Ernie Lombardi came in to do the catching in 1942 and hit .330 despite being woefully slow afoot. A pitcher named Tom Earley was suspended by Stengel for “indifferent pitching.” Meanwhile, the Boston press showed signs of turning on Casey, getting tired of the team’s annual plunge to the lower recesses of the league standings. Only a more awful club in Philadelphia kept the Braves from last place in these seasons.

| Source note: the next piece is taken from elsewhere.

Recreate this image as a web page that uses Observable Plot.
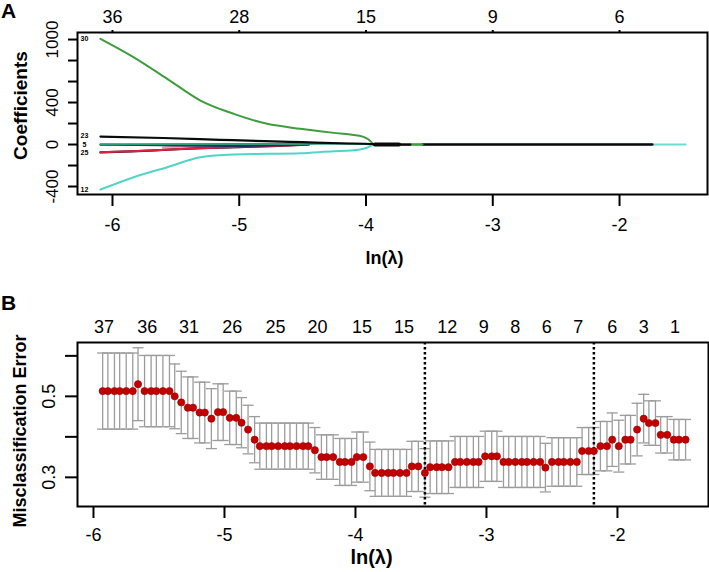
<!DOCTYPE html>
<html><head><meta charset="utf-8">
<script src="https://cdn.jsdelivr.net/npm/d3@7"></script>
<script src="https://cdn.jsdelivr.net/npm/@observablehq/plot@0.6"></script>
<style>
body{margin:0;background:#fff;font-family:"Liberation Sans",Arial,sans-serif;}
#wrap{position:relative;width:709px;height:572px;overflow:hidden;}
#a{position:absolute;left:0;top:0;}
#b{position:absolute;left:0;top:280px;}
.pl{position:absolute;font-weight:bold;font-size:21px;line-height:1;}
</style></head><body>
<div id="wrap"><div id="a"></div><div id="b"></div>
<div class="pl" style="left:1px;top:0px">A</div>
<div class="pl" style="left:1px;top:292px">B</div></div>
<script>
// ---------- Panel A: coefficient paths ----------
const xTicksA = [-6, -5, -4, -3, -2];
const topLabA = ["36", "28", "15", "9", "6"];
const yTicksA = [-400, -200, 0, 200, 400, 600, 800, 1000];
const yTickLabA = ["-400", "", "0", "", "400", "", "", "1000"];

const green30X = [-6.095, -5.832, -5.568, -5.306, -5.043, -4.78, -4.517, -4.254, -4.122, -4.02, -3.98, -3.94];
const green30Y = [1007, 831, 626, 419, 292, 197, 150, 111, 95, 73, 48, 0];
const greenTailX = [-3.94, -3.556];
const greenTailY = [0, 0];
const cyan12X = [-6.095, -5.832, -5.568, -5.306, -5.043, -4.78, -4.517, -4.254, -4.122, -4.02, -3.94];
const cyan12Y = [-429, -311, -216, -121, -95, -89, -83, -64, -58, -41, 0];
const cyanTailX = [-3.94, -1.479];
const cyanTailY = [0, 0];
const black23X = [-6.095, -5.6, -5.15, -4.8, -4.5, -4.2, -3.95, -3.92, -3.65];
const black23Y = [76, 62, 45, 32, 22, 12, 5, 0, 0];
const blackHeavyX = [-3.93, -3.74];
const blackHeavyY = [0, 0];
const blackLastX = [-3.556, -1.742];
const blackLastY = [0, 0];
const tealX = [-6.095, -5.9, -5.0, -4.5, -4.25, -4.0, -3.93];
const tealY = [3, 3, 4, 6, 8, 5, 0];
const navyX = [-6.095, -5.6, -5.3, -5.0, -4.7, -4.45];
const navyY = [-2, -8, -12, -14, -8, 0];
const redX = [-6.095, -5.8, -5.5, -5.25, -5.0, -4.75, -4.5];
const redY = [-73, -62, -46, -32, -22, -14, -5];
const darkX = [-6.095, -5.85, -5.6, -5.3, -5.0, -4.7, -4.45];
const darkY = [-75, -65, -52, -35, -24, -14, 0];
const pinkX = [-5.6, -5.3, -5.0, -4.8, -4.6];
const pinkY = [-30, -24, -18, -10, -3];
const pathLabels = ["30", "23", "5", "25", "12"];
const pathLabelY = [1007, 80, 2, -76, -429];

// ---------- Panel B: cross-validation ----------
const lnLambdaB = [
 -5.93,-5.89,-5.84,-5.80,-5.75,-5.70,-5.66,-5.61,-5.56,-5.52,
 -5.47,-5.42,-5.38,-5.33,-5.28,-5.24,-5.19,-5.15,-5.10,-5.05,
 -5.01,-4.96,-4.91,-4.87,-4.82,-4.77,-4.73,-4.68,-4.64,-4.59,
 -4.54,-4.50,-4.45,-4.40,-4.36,-4.31,-4.26,-4.22,-4.17,-4.12,
 -4.08,-4.03,-3.99,-3.94,-3.89,-3.85,-3.80,-3.75,-3.71,-3.66,
 -3.61,-3.57,-3.52,-3.47,-3.43,-3.38,-3.34,-3.29,-3.24,-3.20,
 -3.15,-3.10,-3.06,-3.01,-2.96,-2.92,-2.87,-2.83,-2.78,-2.73,
 -2.69,-2.64,-2.59,-2.55,-2.50,-2.45,-2.41,-2.36,-2.31,-2.27,
 -2.22,-2.18,-2.13,-2.08,-2.04,-1.99,-1.94,-1.90,-1.85,-1.80,
 -1.76,-1.71,-1.67,-1.62,-1.57,-1.53,-1.48];
const cvError = [
 .513,.513,.513,.513,.513,.513,.530,.513,.513,.513,
 .513,.513,.500,.485,.472,.472,.460,.460,.445,.461,
 .461,.447,.447,.435,.418,.393,.377,.377,.377,.377,
 .377,.377,.377,.377,.377,.367,.350,.350,.350,.338,
 .338,.338,.350,.350,.327,.311,.311,.311,.311,.311,
 .311,.327,.327,.311,.325,.325,.325,.325,.338,.338,
 .338,.338,.338,.352,.352,.352,.338,.338,.338,.338,
 .338,.338,.338,.324,.338,.338,.338,.338,.338,.365,
 .365,.365,.377,.377,.393,.377,.393,.393,.418,.445,
 .434,.434,.405,.405,.393,.393,.393];
const cvSd = [
 .094,.094,.094,.094,.094,.094,.090,.088,.088,.088,
 .088,.088,.080,.077,.076,.076,.075,.075,.074,.070,
 .070,.066,.066,.062,.060,.057,.057,.057,.057,.057,
 .057,.057,.057,.057,.057,.056,.055,.055,.055,.058,
 .058,.058,.062,.062,.060,.058,.058,.058,.058,.058,
 .058,.062,.062,.060,.065,.065,.065,.065,.063,.063,
 .063,.063,.063,.062,.062,.062,.063,.063,.063,.063,
 .063,.063,.063,.060,.060,.060,.060,.060,.060,.058,
 .058,.058,.061,.061,.066,.064,.060,.060,.065,.060,
 .055,.055,.045,.045,.050,.050,.050];
const lambdaMinIndex = 53;
const lambda1seIndex = 81;
const topTickPosB = [-5.92,-5.59,-5.27,-4.94,-4.61,-4.29,-3.95,-3.63,-3.30,-3.02,-2.78,-2.54,-2.30,-2.04,-1.80,-1.56];
const topTickLabB = ["37","36","31","26","25","20","15","15","12","9","8","6","7","6","3","1"];
const xTicksB = [-6, -5, -4, -3, -2];
const yTicksB = [0.3, 0.4, 0.5, 0.6];
const yTickLabB = ["0.3", "", "0.5", ""];

// ---------- helpers ----------
const FONT = "'Liberation Sans', Arial, Helvetica, sans-serif";
const pts = (xs, ys) => xs.map((x, i) => ({x, y: ys[i]}));
const pathLine = (xs, ys, stroke, w = 2, curve = "monotone-x") =>
  Plot.line(pts(xs, ys), {x: "x", y: "y", stroke, strokeWidth: w, curve});

// ---------- Plot A ----------
const topMapA = new Map(xTicksA.map((v, i) => [v, topLabA[i]]));
const yLabRowsA = yTicksA.map((v, i) => ({v, t: yTickLabA[i]}));
const labelRowsA = pathLabels.map((t, i) => ({t, y: pathLabelY[i], x: -6.221}));

const plotA = Plot.plot({
  width: 709, height: 280,
  marginLeft: 77, marginRight: 2, marginTop: 32, marginBottom: 86,
  x: {domain: [-6.276, -1.306]},
  y: {domain: [-476, 1067]},
  style: {fontFamily: FONT, fontSize: "18px", color: "#000", background: "#fff"},
  marks: [
    pathLine(pinkX, pinkY, "#f2a0a8", 3),
    pathLine(darkX, darkY, "#151530", 2.2),
    pathLine(redX, redY, "#e3203a", 2),
    pathLine(navyX, navyY, "#1c2a6a", 2),
    pathLine(tealX, tealY, "#2e9a78", 2),
    pathLine(cyanTailX, cyanTailY, "#6fdcd2", 2, "linear"),
    pathLine(cyan12X, cyan12Y, "#52d4c8", 2),
    pathLine(blackLastX, blackLastY, "#0a0a0a", 2.6, "linear"),
    pathLine(greenTailX, greenTailY, "#3f9c3f", 2.4, "linear"),
    pathLine(green30X, green30Y, "#3f9c3f", 2),
    pathLine(black23X, black23Y, "#0a0a0a", 2.2),
    pathLine(blackHeavyX, blackHeavyY, "#0a0a0a", 4, "linear"),
    Plot.text(labelRowsA, {x: "x", y: "y", text: "t", fontSize: 7, fontWeight: "bold", textAnchor: "middle"}),
    Plot.frame({stroke: "#000", strokeWidth: 2}),
    Plot.axisX({anchor: "bottom", ticks: xTicksA, tickSize: 12, tickPadding: 12, strokeWidth: 2,
      tickFormat: d => String(d), label: null}),
    Plot.axisX({anchor: "top", ticks: xTicksA, tickSize: 3, tickPadding: 7, strokeWidth: 2,
      tickFormat: d => topMapA.get(d), label: null}),
    Plot.axisY({anchor: "left", ticks: yTicksA, tickSize: 9, strokeWidth: 2, tickFormat: () => "", label: null}),
    Plot.text(yLabRowsA, {y: "v", text: "t", frameAnchor: "left", dx: -25, rotate: -90, textAnchor: "middle", fontSize: 17}),
    Plot.text(["Coefficients"], {frameAnchor: "left", dx: -57, dy: -8, rotate: -90, textAnchor: "middle", fontWeight: "bold", fontSize: 19}),
    Plot.text(["ln(λ)"], {frameAnchor: "bottom", dx: -8, dy: 69, lineAnchor: "bottom", textAnchor: "middle", fontWeight: "bold", fontSize: 18})
  ]
});
document.getElementById("a").appendChild(plotA);

// ---------- Plot B ----------
const rowsB = lnLambdaB.map((x, i) => ({x, m: cvError[i], lo: cvError[i] - cvSd[i], hi: cvError[i] + cvSd[i]}));
const topMapB = new Map(topTickPosB.map((v, i) => [v, topTickLabB[i]]));
const yLabRowsB = yTicksB.map((v, i) => ({v, t: yTickLabB[i]}));
const capSymbol = {draw(ctx) { ctx.moveTo(-5.5, 0); ctx.lineTo(5.5, 0); }};
const vlines = [lnLambdaB[lambdaMinIndex], lnLambdaB[lambda1seIndex]];

const plotB = Plot.plot({
  width: 709, height: 292,
  marginLeft: 77, marginRight: 1, marginTop: 62, marginBottom: 66,
  x: {domain: [-6.122, -1.305]},
  y: {domain: [0.228, 0.633]},
  style: {fontFamily: FONT, fontSize: "18px", color: "#000", background: "#fff"},
  marks: [
    Plot.ruleX(rowsB, {x: "x", y1: "lo", y2: "hi", stroke: "#9c9c9c", strokeWidth: 1.3}),
    Plot.dot(rowsB, {x: "x", y: "hi", symbol: capSymbol, r: 4, fill: "none", stroke: "#9c9c9c", strokeWidth: 1.3}),
    Plot.dot(rowsB, {x: "x", y: "lo", symbol: capSymbol, r: 4, fill: "none", stroke: "#9c9c9c", strokeWidth: 1.3}),
    Plot.ruleX(vlines, {stroke: "#000", strokeWidth: 2.5, strokeDasharray: "2.5,2.5"}),
    Plot.dot(rowsB, {x: "x", y: "m", r: 3.6, fill: "#c30000", stroke: "#9a0000", strokeWidth: 0.6}),
    Plot.frame({stroke: "#000", strokeWidth: 2}),
    Plot.axisX({anchor: "bottom", ticks: xTicksB, tickSize: 12, tickPadding: 10, strokeWidth: 2,
      tickFormat: d => String(d), label: null}),
    Plot.axisX({anchor: "top", ticks: topTickPosB, tickSize: 0, tickPadding: 10,
      tickFormat: d => topMapB.get(d), label: null}),
    Plot.axisY({anchor: "left", ticks: yTicksB, tickSize: 12, strokeWidth: 2, tickFormat: () => "", label: null}),
    Plot.text(yLabRowsB, {y: "v", text: "t", frameAnchor: "left", dx: -28, rotate: -90, textAnchor: "middle", fontSize: 18}),
    Plot.text(["Misclassification Error"], {frameAnchor: "left", dx: -57, dy: 6.5, rotate: -90, textAnchor: "middle", fontWeight: "bold", fontSize: 18}),
    Plot.text(["ln(λ)"], {frameAnchor: "bottom", dx: -21.5, dy: 57, lineAnchor: "bottom", textAnchor: "middle", fontWeight: "bold", fontSize: 20})
  ]
});
document.getElementById("b").appendChild(plotB);
</script>
</body></html>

In 1942, a couple of pitchers, Warren Spahn and Johnny Sain, made their debuts; they would lead the franchise to a pennant six years later. Sain, who later pitched for Casey at the Yankees, in his forty appearances as a rookie, made a nice impression before going off for three years in the service. Spahn, who would also pitch for Casey but with the Mets, was only twenty-one in 1942, and made less of an impression. He, too, went off for three years of military service.
On April 20, in a game at Ebbets Field, Casey ordered Spahn, pitching in relief, to fire a brushback pitch at the Dodgers’ Pee Wee Reese. Three times Spahn threw inside—but not enough to satisfy Casey’s definition of a brushback.
“Young man, you’ve got no guts,” Stengel told him when he reached the dugout. “Go pick up your railroad ticket to Hartford.”
And Spahn was gone, though he would return for two games in September before heading off for his three years of combat service. Eventually, Spahn became the winningest left-handed pitcher in baseball history.
“Yes,” Casey later reflected. “I said ‘no guts’ to a kid who wound up being a war hero and one of the best pitchers anybody ever saw. You can’t say I don’t miss ’em when I miss ’em.”
Spahn would later tell people, “I’m the only guy to play for Casey Stengel before and after he was a genius.”